Former Labour leader Alfred Sant wrote in his column in It-Torca that VAT was still behind the many problems facing the self-employed.
Ruling out an overhaul of the tax system, Sant said that “we should recognise the problems the introduction of VAT has inflicted on the self-employed”.
Elected with a pledge to remove VAT in 1996, which he carried out a year later, as prime minister Sant introduced the short-lived Customs and Excise Tax – a sales tax that did not have to be collected by the retailers and paid to the government. CET was replaced once again by VAT in 1998 upon the PN’s re-election.
“The arguments against the introduction of VAT we brought up were centred around the fact that this tax was not suitable for our country due to our size and the smallness of our enterprises,” Sant wrote. “The system is complicated to manage. In order to cover the administration costs of VAT, we require a much larger number of enterprises than what Malta could ever have.”
Sant argued that due to the business culture of allowing long credit terms, “VAT increases pressure on the cash flow of those small enterprises waiting for a long time before getting paid by their clients… Contrary to what the PN states, VAT often increases tax evasion…. We now find ourselves in a situation where a large number of small businesses must break the law if they are to survive.”

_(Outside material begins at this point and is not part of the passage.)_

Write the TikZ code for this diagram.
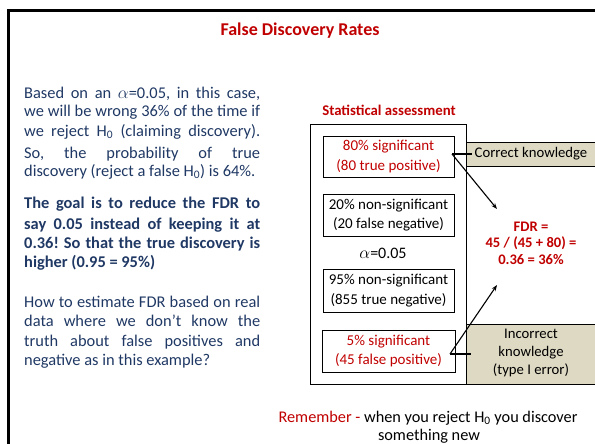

Sant called for a plan to ease VAT’s burdens on the self-employed but expressed doubts that this would be carried out. “How can the same people who brought us to where we stand today, accept the need of action to ease the effects of their own decisions? ...In spite of the recession we are going through, the self-employed will still be regarded as that sector which, both politically and economically, allows government to take it for a ride.”